Vuelvo de Madrid enloquecido con Miguel Ángel Perera. He preferido dejar pasar los días, me negué entonces y me niego ahora a leer las crónicas de aquellos que cantan todo por igual sin importarles el talento y la maestría. Me fui a Portugal para saborear los muletazos tan templados, tan ligados, tan enroscados, tan de verdad que nos regaló a todos en aquel soleado día el buen torero extremeño. Sabíamos de sobra su valor, su seriedad, su buen hacer en la plaza… pero lo realizado por Miguel Ángel en Las Ventas de Madrid superó cualquier expectativa. Desde el principio levantó el solito a toda una catedral bajo la sombra de su mejor obra, de su mejor David como signo de lo que la victoria da a quienes la conquistan en esta arena. Si en el toreo hay tres ases por encima del bien y del mal como son: José Tomás, Julián López El Juli y Enrique Ponce, Perera es el único, hoy por hoy, que les va pisando los talones…
Los aficionados españoles tendemos a esperar el milagro en cada tarde, a vivir con una media verónica dos cientos años, de presumir de haber asistido a una faena antológica de un gran maestro o ponernos de acuerdo cuando algo extraordinario e inesperado nace de repente en mitad del ruedo, en cualquier plaza. Bien, esto último sucedió en Madrid en plena Feria de San Isidro, cuando aún resonaba el estoconazado a cuerpo limpio de Iván Fandiño, otro fuera de serie. El autor fue Miguel Ángel Perera, no ya de la mejor faena de la feria sino que me apresuro a decir de la mejor faena de la temporada. Nunca lo vi tan completo, tan poderoso, tan portentoso con la muleta y tan seguro con el acero. Bien es cierto que fueron dos toros antagónicos, pues si el primero tenía clase el segundo ninguna.
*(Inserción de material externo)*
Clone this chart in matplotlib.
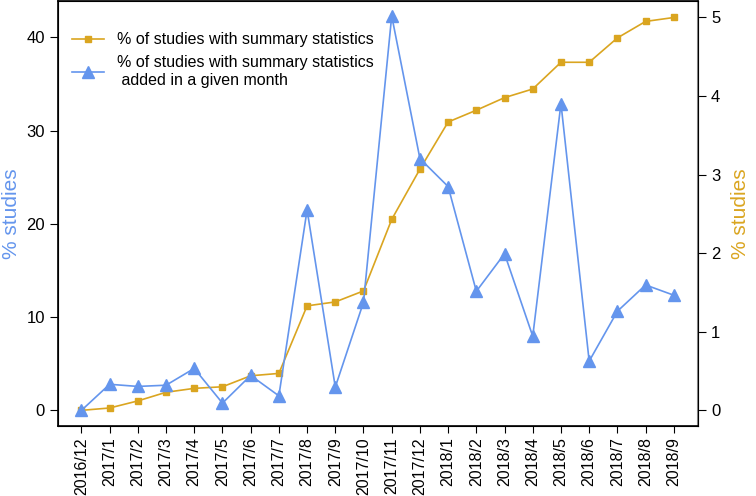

Ahí precisamente fue donde me di cuenta de la gran capacidad que atesora Perera. ¡Qué despliegue de facultades en ambos toros! Hizo fácil lo difícil que es aquello del ligar, templar y pasárselos muy cerquita. Le dirán hasta su muerte que no tiene duende, aroma y mariconadas por el estilo, pero a este le sobraron un par de poderosas razones para alzarse con la tarde clave en la capital de España. Suave, aterciopelada fue su muleta, torciéndose como una encina en cada cite, en cada envite, toreo en punto muerto. Guardo un puñado de redondos y naturales en mi memoria, imposible de olvidar ya cada vez que lea su nombre en los carteles… Perera, Miguel Ángel Perera señor mío.
El toro fue apagándose solito, sabedor de su muerte buscó las tablas y lentamente fue desapareciendo en su propia sombra, pero ahí estaba Miguel Ángel sacando petróleo de los últimos muletazos, de las últimas y angustiosas embestidas imposibles de calibrar por otro torero. Allí estaba nada menos que El Juli levantando acta notarial bajo la niebla contagiosa del toro. La plaza emocionada saltó como un resorte, volvieron los pañuelos a cubrir los tendidos y la veleta a marcar distancia entre lo real y lo soñado. Pero aún faltaba la consagración, la lección maestra, la que nos hace entender todas las etapas del toreo como meros episodios de una tauromaquia mitológica. Un toro fiero, que se paraba entre las piernas, que miraba el pañuelo y te decía: ¡Aquí estoy, un solo error y pagarás con sangre! No todo el mundo esta dispuesto a jugarse la vida y menos en Madrid, Perera si lo hizo. Lanzó la moneda al tendido nueve y ese día todo cambió.
El toro se quedaba a media altura, echaba la cara arriba y apenas tenía medio muletazo. Me pregunté que estaba dispuesto a dar Perera, hasta donde llegaba su generosidad, su talento, su ambición…el tiempo me dio la razón, todo y nada es lo mismo bajo la linea inmortal de la decisión de avanzar sin huir. No se despegó ni un centímetro de la cara del sexto, no perdió un paso, alargó cada muletazo hasta hacerse llagas en los dedos, jamás tembló su pulso, ritmo de valientes y de maestros consagrados. La espada no fue académica pero sus lecciones allí quedaron para siempre. Luego llegaron más cosas las Puertas del Príncipe en Sevilla, la abdicación del Rey…pero aún hoy me contesto sin dudarlo de como Perera hizo el toreo eterno en aquella tarde. Ese que nace de un toro de veras, que no se hereda y no se aprende en los libros. Un detalle bajo el estallido y entusiasmo en su salida a hombros, fue su hombrera arrancada como si quisieran quedarse su brazo, su mano, sus dedos, aquellos que con torpes garabatos dibujaron la faena hecha esbelta y línea pura, la imagen perfecta del toreo.